Susan Price: Having just finished reading Dennis Hamley’s wonderful, subtle The Hare Trilogy, deciding what to read next will be difficult. My friend Karen Bush has just sent me Inheritance, a collection of short stories by a Robin Hobb, a writer we both admire. Another friend, Linda Strachan, has sent me her Guide To Writing for Children, which is a must-read. Visiting my local charity shop resulted in the purchase of Bryson’s A Walk In The Woods. And I firmly intend to re-read Isabella Tree’s Wilding, which I found exciting the first time.
Ross Bradshaw of Five Leaves Bookshop, Nottingham: Have I read the Australian writer Patrick White before? I can't remember but a customer said I really have to read Riders in the Chariot (Vintage), which is about four independently damaged and discarded people wandering round the wreckage of a once fine city ... oh dear. But the cover blurb says there is a possibility of redemption. I hope so.
Discourse on Colonialism by Aime Cesaire (Monthly Review) comprises a short essay and material about this essay, first published in 1955 and is our bookshop open book group read in January. We try to vary our reading between fiction and non-fiction, and this came out of our discussion of James Baldwin's Go Tell It on the Mountain. The bookshop recently put on a talk by Priyamvada Gopal on her Insurgent Empire (Verso) which was inspirational, as part of an irregular series of events on race and Empire and this is a developing theme among our intellectual and activist customers. It's decades since I read Frantz Fanon and Edward Said but their work seems to be reaching a new generation. I need to revise.
I'm a sucker for Patti Smith so I'm saving her Year of the Monkey (Bloomsbury) for the two day Christmas break (poor old retailers, eh?). At heart I want to be Patti Smith, sitting in a cafe in New York munching sourdough toast with olive oil dribbled on it, drinking black coffee and rocking out in the evening. I do wear the same cap as she does, which is a start but it's too late to have been a friend of Robert Mapplethorpe and Allen Ginsberg. Here she wanders round the American west coast, writing her short dreamlike essays, illustrated by her usual Polaroid pictures.
Fernanda Melchor’s Hurricane Season, translated by Sophie Hughes, is an utterly ferocious piece of storytelling from Mexico; it’s a village story, in part a story of mystery and myth, but told with uncompromising realist brutality and a kind of incandescence from which it’s impossible to look away.
Colum McCann’s Apeirogon is a novel of Israel and Palestine – it is huge and thrillingly original and political and intimate and perhaps the best book I’ve read this year. But I’m not telling you any more than that. Just order it now.

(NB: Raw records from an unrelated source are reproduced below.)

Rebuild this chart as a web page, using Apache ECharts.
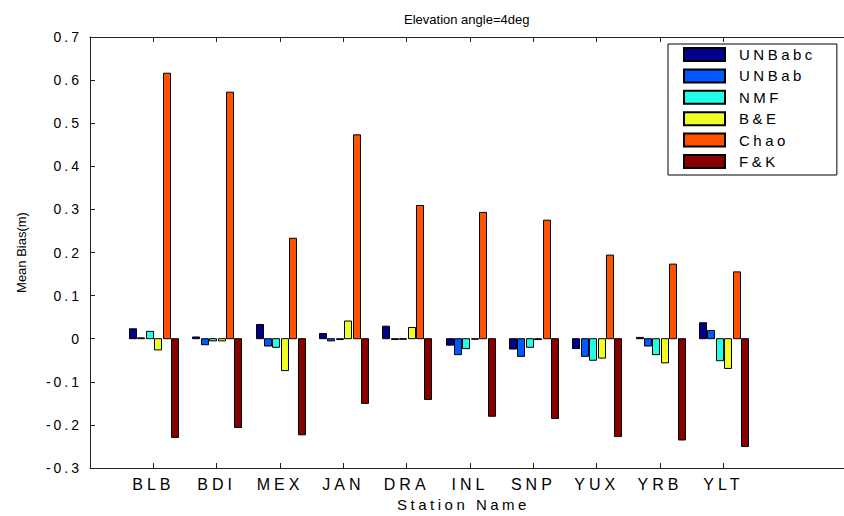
<!DOCTYPE html>
<html>
<head>
<meta charset="utf-8">
<script src="https://cdn.jsdelivr.net/npm/echarts@6/dist/echarts.min.js"></script>
<style>
  html, body { margin: 0; padding: 0; background: #fff; }
  #chart { width: 844px; height: 516px; }
  /* the screen font of this figure is set wide: open up the label text */
  #chart text[style*="14px"] { letter-spacing: 3px; }
  #chart text[style*="15px"] { letter-spacing: 3.5px; }
  #chart text[style*="16px"] { letter-spacing: 4px; }
</style>
</head>
<body>
<div id="chart"></div>
<script>
// Stations along the x axis (placed at positions 1..10)
const stations = ['BLB', 'BDI', 'MEX', 'JAN', 'DRA', 'INL', 'SNP', 'YUX', 'YRB', 'YLT'];

// Mean bias (m) per model, one value per station
const UNBabc = [0.023, 0.004, 0.033, 0.012, 0.029, -0.015, -0.024, -0.023, 0.003, 0.037];
const UNBab  = [0.002, -0.014, -0.017, -0.005, -0.002, -0.037, -0.041, -0.041, -0.017, 0.019];
const NMF    = [0.017, -0.005, -0.020, -0.002, 0.000, -0.023, -0.020, -0.050, -0.037, -0.051];
const BE     = [-0.026, -0.005, -0.074, 0.041, 0.026, 0.000, -0.002, -0.045, -0.056, -0.069];
const Chao   = [0.616, 0.572, 0.233, 0.473, 0.309, 0.293, 0.275, 0.194, 0.173, 0.155];
const FK     = [-0.229, -0.206, -0.223, -0.150, -0.141, -0.180, -0.185, -0.227, -0.235, -0.250];

const seriesNames = ['UNBabc', 'UNBab', 'NMF', 'B&E', 'Chao', 'F&K'];
const seriesData = [UNBabc, UNBab, NMF, BE, Chao, FK];
const seriesColors = ['#00008c', '#0058ff', '#22ffe6', '#eeff22', '#ff5200', '#870000'];

// y ticks
const yMin = -0.3, yMax = 0.7, yStep = 0.1;
const tickPositions = stations.map((_, i) => i + 1);

// grouped bar geometry in axis units
const groupWidth = 0.8;
const pitch = groupWidth / seriesNames.length;
const barW = pitch * 0.8;

function makeRender(si) {
  return function (params, api) {
    const x = api.value(0);
    const v = api.value(1);
    const cx = x + (si - (seriesNames.length - 1) / 2) * pitch;
    const p0 = api.coord([cx - barW / 2, 0]);
    const p1 = api.coord([cx + barW / 2, v]);
    const top = Math.min(p0[1], p1[1]);
    const h = Math.abs(p1[1] - p0[1]);
    return {
      type: 'rect',
      shape: { x: Math.round(p0[0]) + 0.5, y: top, width: Math.round(p1[0] - p0[0]), height: Math.max(h, 0.6) },
      style: { fill: seriesColors[si], stroke: '#000', lineWidth: 1 }
    };
  };
}

const font = '"Liberation Sans", Arial, Helvetica, sans-serif';

const chart = echarts.init(document.getElementById('chart'), null, { renderer: 'svg' });
chart.setOption({
  backgroundColor: '#fff',
  animation: false,
  title: {
    text: 'Elevation angle=4deg',
    left: 399, top: 8,
    textStyle: { fontFamily: font, fontSize: 13, fontWeight: 'normal', color: '#000' }
  },
  legend: {
    orient: 'vertical',
    left: 668, top: 44,
    padding: [3, 42, 6, 15],
    itemGap: 6.4,
    itemWidth: 41, itemHeight: 13,
    icon: 'rect',
    borderColor: '#000', borderWidth: 1,
    backgroundColor: '#fff',
    textStyle: { fontFamily: font, fontSize: 15, color: '#000', padding: [0, 0, 0, 9] },
    data: seriesNames
  },
  grid: { left: 90, top: 37, width: 755, height: 431, containLabel: false, outerBoundsMode: 'none' },
  xAxis: [
    {
      type: 'value', min: 0, max: 11.92,
      position: 'bottom',
      splitLine: { show: false },
      axisLine: { show: true, onZero: false, lineStyle: { color: '#222', width: 1 } },
      axisTick: { show: true, inside: true, length: 5, customValues: tickPositions, lineStyle: { color: '#222' } },
      axisLabel: {
        customValues: tickPositions,
        formatter: v => stations[Math.round(v) - 1] || '',
        fontFamily: font, fontSize: 16, color: '#000', margin: 8
      },
      name: 'Station Name', nameLocation: 'middle', nameGap: 28,
      nameTextStyle: { fontFamily: font, fontSize: 15, color: '#000', padding: [0, 0, 0, -8] }
    },
    {
      type: 'value', min: 0, max: 11.92,
      position: 'top',
      splitLine: { show: false },
      axisLine: { show: true, onZero: false, lineStyle: { color: '#222', width: 1 } },
      axisTick: { show: true, inside: true, length: 5, customValues: tickPositions, lineStyle: { color: '#222' } },
      axisLabel: { show: false }
    }
  ],
  yAxis: {
    type: 'value', min: yMin, max: yMax, interval: yStep,
    splitLine: { show: false },
    axisLine: { show: true, onZero: false, lineStyle: { color: '#222', width: 1 } },
    axisTick: { show: true, inside: true, length: 5, lineStyle: { color: '#222' } },
    axisLabel: {
      formatter: v => (Math.abs(v) < 1e-9 ? '0' : v.toFixed(1)),
      fontFamily: font, fontSize: 14, color: '#000', margin: 8
    },
    name: 'Mean Bias(m)', nameLocation: 'middle', nameGap: 62, nameRotate: 90,
    nameTextStyle: { fontFamily: font, fontSize: 13, color: '#000' }
  },
  series: seriesNames.map((name, si) => ({
    name: name,
    type: 'custom',
    xAxisIndex: 0,
    renderItem: makeRender(si),
    itemStyle: { color: seriesColors[si], borderColor: '#000', borderWidth: 1 },
    encode: { x: 0, y: 1 },
    data: seriesData[si].map((v, i) => [i + 1, v])
  }))
});
</script>
</body>
</html>
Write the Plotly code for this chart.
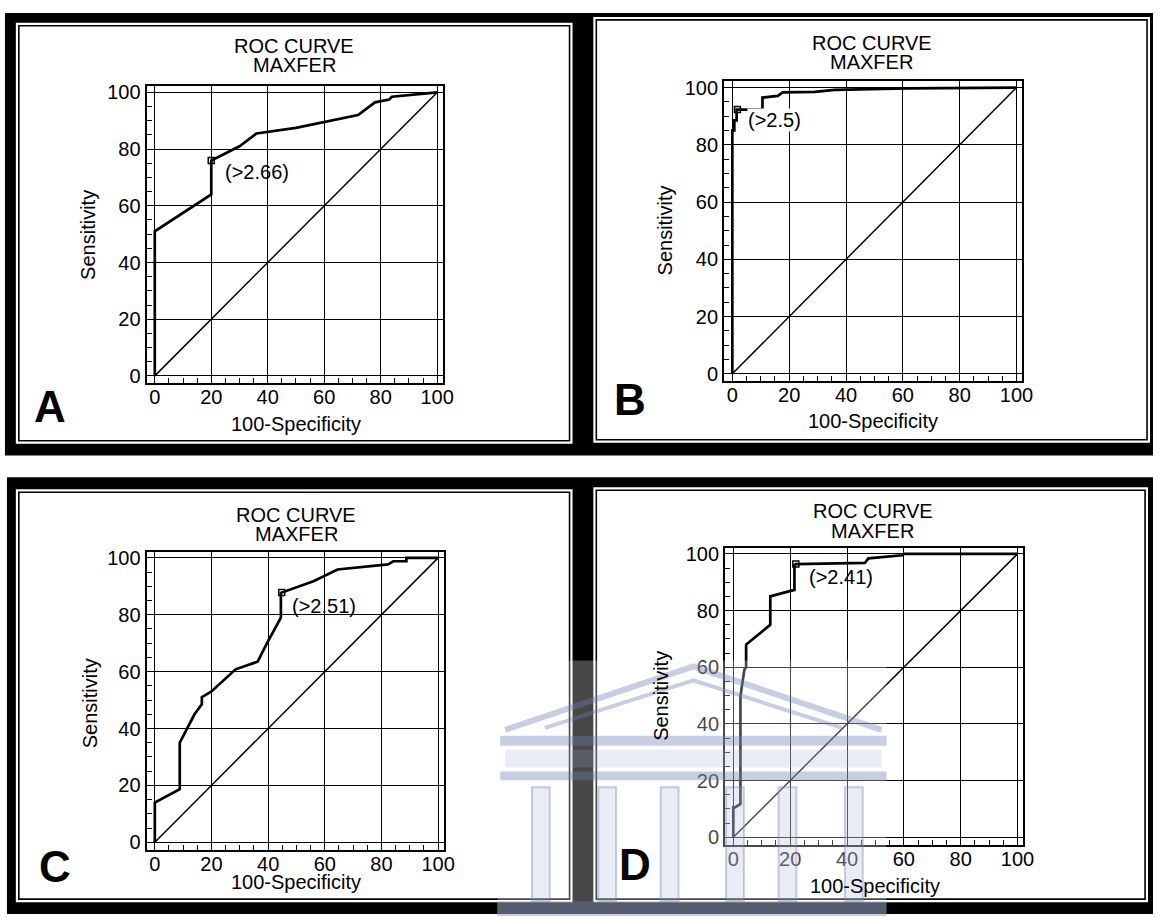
import plotly.graph_objects as go

W, H = 1164, 920

# ---------------- data ----------------
panels = ["A", "B", "C", "D"]

fpr_a = [0, 0, 20, 20, 30, 36, 50, 60, 72, 78, 83, 84, 100]
tpr_a = [0, 51, 64, 76, 81, 85.5, 87.5, 89.5, 92, 96.5, 97.5, 98.5, 100]

fpr_b = [0, 0, 0.7, 0.7, 1.5, 1.5, 10.6, 10.6, 16, 17.7, 29, 36, 62, 100]
tpr_b = [0, 85, 85, 88.5, 88.5, 92.3, 92.3, 96.5, 97.1, 98.3, 98.5, 99.2, 99.7, 100]

fpr_c = [0, 0, 8.8, 8.8, 14, 16.6, 16.6, 20, 28.5, 36.3, 39.6, 44.5, 44.5, 46.2, 56, 64.5, 82.3, 84.2, 88.8, 88.8, 100]
tpr_c = [0, 14, 18.7, 35, 45, 48.5, 51, 53, 60.8, 63.5, 70, 79, 87.7, 88.3, 91.8, 95.9, 97.7, 98.8, 98.8, 100, 100]

fpr_d = [0, 0, 0.6, 2.5, 2.5, 3.9, 4.5, 4.5, 13, 13, 21.5, 21.5, 22, 39.8, 46.3, 47.5, 59.4, 60, 100]
tpr_d = [0, 10.6, 10.6, 11.8, 49.8, 59.2, 60, 68, 75, 85, 87.3, 96, 96.4, 96.8, 96.8, 98.4, 99.5, 100, 100]

op_x = [20, 1.8, 44.8, 22]          # operating (criterion) points
op_y = [76, 92.3, 87.8, 96.4]
crit_labels = ["(>2.66)", "(>2.5)", "(>2.51)", "(>2.41)"]
crit_x = [24.5, 5.0, 48.2, 26.2]
crit_y = [72, 88.5, 83.2, 92]

tick_vals = [0, 20, 40, 60, 80, 100]
tick_text = ["0", "20", "40", "60", "80", "100"]
title_1 = "ROC CURVE"
title_2 = "MAXFER"
x_title = "100-Specificity"
y_title = "Sensitivity"

curves_x = [fpr_a, fpr_b, fpr_c, fpr_d]
curves_y = [tpr_a, tpr_b, tpr_c, tpr_d]

# ---------------- layout geometry (pixels) ----------------
frames = {"A": (148, 82, 447, 382), "B": (731, 77, 1032, 380),
          "C": (148, 552, 448, 853), "D": (732, 548, 1033, 848)}
panel_boxes = {"A": (16, 18, 578, 443), "B": (599, 12, 1161, 442),
               "C": (16, 489, 578, 906), "D": (599, 487, 1159, 906)}
title_pos = {"A": (297, 41, 61), "B": (880, 38, 58), "C": (299, 515, 534), "D": (881, 511, 531)}
ylab_pos = {"A": (89, 232), "B": (671, 228), "C": (91, 705), "D": (667, 698)}
xlab_pos = {"A": (299, 423), "B": (881, 420), "C": (299, 886), "D": (883, 890)}
letter_pos = {"A": (50, 405), "B": (636, 398), "C": (56, 870), "D": (641, 868)}

def px(x):
    return x / W

def py(y):
    return 1 - y / H

FONT = "Arial, 'Liberation Sans', Helvetica, sans-serif"
FS = 20

fig = go.Figure()
shapes = []
annotations = []

# black backing strips (two scanned strips)
shapes.append(dict(type="rect", xref="paper", yref="paper", x0=px(5), x1=px(1164), y0=py(455), y1=py(8),
                   fillcolor="black", line=dict(width=0), layer="below"))
shapes.append(dict(type="rect", xref="paper", yref="paper", x0=px(7), x1=px(1164), y0=py(918), y1=py(477),
                   fillcolor="black", line=dict(width=0), layer="below"))

for i, p in enumerate(panels):
    n = "" if i == 0 else str(i + 1)
    x0, y0, x1, y1 = panel_boxes[p]
    shapes.append(dict(type="rect", xref="paper", yref="paper", x0=px(x0), x1=px(x1), y0=py(y1), y1=py(y0),
                       fillcolor="white", line=dict(width=0), layer="below"))
    shapes.append(dict(type="rect", xref="paper", yref="paper", x0=px(x0 + 3), x1=px(x1 - 3), y0=py(y1 - 3),
                       y1=py(y0 + 3), fillcolor="rgba(0,0,0,0)", line=dict(width=1.6, color="black"),
                       layer="below"))
    fx0, fy0, fx1, fy1 = frames[p]
    axis_common = dict(showline=True, linecolor="black", linewidth=2, mirror=True,
                       showgrid=True, gridcolor="black", gridwidth=1.4,
                       zeroline=True, zerolinecolor="black", zerolinewidth=1.4,
                       tickvals=tick_vals, ticktext=tick_text,
                       ticks="",
                       tickfont=dict(family=FONT, size=FS, color="black"),
                       minor=dict(dtick=5, tick0=0, ticks="inside", ticklen=5, tickwidth=1.3,
                                  tickcolor="black", showgrid=False),
                       fixedrange=True)
    fig.update_layout(**{
        "xaxis" + n: dict(domain=[px(fx0), px(fx1)], range=[-2.9, 102.0], anchor="y" + n,
                          ticklabelstandoff=-5, **axis_common),
        "yaxis" + n: dict(domain=[py(fy1), py(fy0)], range=[-2.6, 102.2], anchor="x" + n,
                          **axis_common),
    })
    xr, yr = "x" + n, "y" + n
    # diagonal reference line
    fig.add_trace(go.Scatter(x=[0, 100], y=[0, 100], mode="lines", xaxis=xr, yaxis=yr,
                             line=dict(color="black", width=1.5), showlegend=False, hoverinfo="skip"))
    # ROC curve
    fig.add_trace(go.Scatter(x=curves_x[i], y=curves_y[i], mode="lines", xaxis=xr, yaxis=yr,
                             line=dict(color="black", width=2.7), showlegend=False))
    # criterion point
    fig.add_trace(go.Scatter(x=[op_x[i]], y=[op_y[i]], mode="markers", xaxis=xr, yaxis=yr,
                             marker=dict(symbol="square-open", size=6, color="black",
                                         line=dict(width=1.5, color="black")),
                             showlegend=False))
    annotations.append(dict(x=crit_x[i], y=crit_y[i], xref=xr, yref=yr, text=crit_labels[i],
                            showarrow=False, xanchor="left", yanchor="middle", borderpad=0,
                            bgcolor="white" if p == "B" else "rgba(0,0,0,0)",
                            font=dict(family=FONT, size=FS, color="black")))
    cx, t1, t2 = title_pos[p]
    for txt, ty in ((title_1, t1), (title_2, t2)):
        annotations.append(dict(x=px(cx), y=py(ty), xref="paper", yref="paper", text=txt, showarrow=False,
                                xanchor="center", yanchor="middle",
                                font=dict(family=FONT, size=FS, color="black")))
    lx, ly = ylab_pos[p]
    annotations.append(dict(x=px(lx), y=py(ly), xref="paper", yref="paper", text=y_title, showarrow=False,
                            textangle=-90, xanchor="center", yanchor="middle",
                            font=dict(family=FONT, size=FS, color="black")))
    lx, ly = xlab_pos[p]
    annotations.append(dict(x=px(lx), y=py(ly), xref="paper", yref="paper", text=x_title, showarrow=False,
                            xanchor="center", yanchor="middle",
                            font=dict(family=FONT, size=FS, color="black")))
    lx, ly = letter_pos[p]
    annotations.append(dict(x=px(lx), y=py(ly), xref="paper", yref="paper", text="<b>" + p + "</b>",
                            showarrow=False, xanchor="center", yanchor="middle",
                            font=dict(family=FONT, size=44, color="black")))

# ---------------- faint watermark (building logo) over the lower middle ----------------
WM = "rgba(110,125,180,0.38)"
WM_LIGHT = "rgba(160,170,210,0.22)"
wm = []
wm.append(dict(type="rect", x0=502, x1=895, y0=662, y1=920, fillcolor="rgba(255,255,255,0.28)", lw=0))
# pediment (two nested roof lines)
wm.append(dict(type="path", path=[(510, 732), (700, 668), (890, 732)], lw=6))
wm.append(dict(type="path", path=[(550, 730), (700, 682), (850, 730)], lw=4))
# entablature bands
wm.append(dict(type="rect", x0=505, x1=895, y0=738, y1=748, fillcolor=WM, lw=0))
wm.append(dict(type="rect", x0=510, x1=890, y0=752, y1=770, fillcolor=WM_LIGHT, lw=0))
wm.append(dict(type="rect", x0=505, x1=895, y0=774, y1=783, fillcolor=WM, lw=0))
# columns
for cxp in [546, 613, 676, 742, 795, 862]:
    wm.append(dict(type="rect", x0=cxp - 9, x1=cxp + 9, y0=790, y1=905, fillcolor=WM_LIGHT, lw=2))
wm.append(dict(type="rect", x0=502, x1=895, y0=905, y1=920, fillcolor=WM, lw=0))

for s in wm:
    if s["type"] == "rect":
        shapes.append(dict(type="rect", xref="paper", yref="paper", x0=px(s["x0"]), x1=px(s["x1"]),
                           y0=py(s["y1"]), y1=py(s["y0"]), fillcolor=s["fillcolor"],
                           line=dict(width=s["lw"], color=WM), layer="above"))
    else:
        pts = s["path"]
        path = "M " + " L ".join(f"{px(a):.5f},{py(b):.5f}" for a, b in pts)
        shapes.append(dict(type="path", xref="paper", yref="paper", path=path,
                           line=dict(width=s["lw"], color=WM), layer="above"))

fig.update_layout(width=W, height=H, margin=dict(l=0, r=0, t=0, b=0),
                  paper_bgcolor="white", plot_bgcolor="white",
                  shapes=shapes, annotations=annotations, showlegend=False)

fig.write_html("out.html", config={"displayModeBar": False},
               post_script="document.body.style.margin='0';document.body.style.padding='0';")
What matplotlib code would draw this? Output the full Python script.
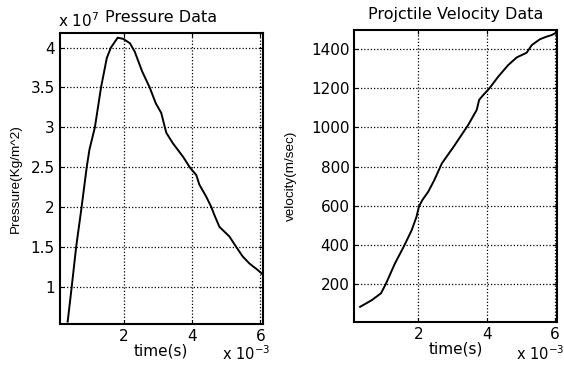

But oh, there’s so much else besides those two. Also in January/February we have Bae Suah’s Untold Night and Day, currently next on my TBR; Andrew Krivak’s strange and mesmerising The Bear (I loved this – a proper read-in-a-couple-of-sittings kind of book); Intan Paramaditha’s The Wandering, which I have not yet read but which looks intriguingly like a sort of grown-up Choose-Your-Own-Adventure story from Indonesia; and Paul B. Preciado’s bold, provocative and thought-provoking An Apartment on Uranus. Then through the spring we have the very short and very gripping Elly, by Maike Wetzel, and many new books by familiar greats: Samanta Schweblin coming in April, and Judith Schlansky, Andrés Neuman and Yuri Herrera in June. June is also when we get David Trueba's Rolling Fields (I loved this) - oh, and there’s a début by Elaine Feeney to look out for. It's called As You Were - I’m only fifty pages in and it’s already bursting with emotional power.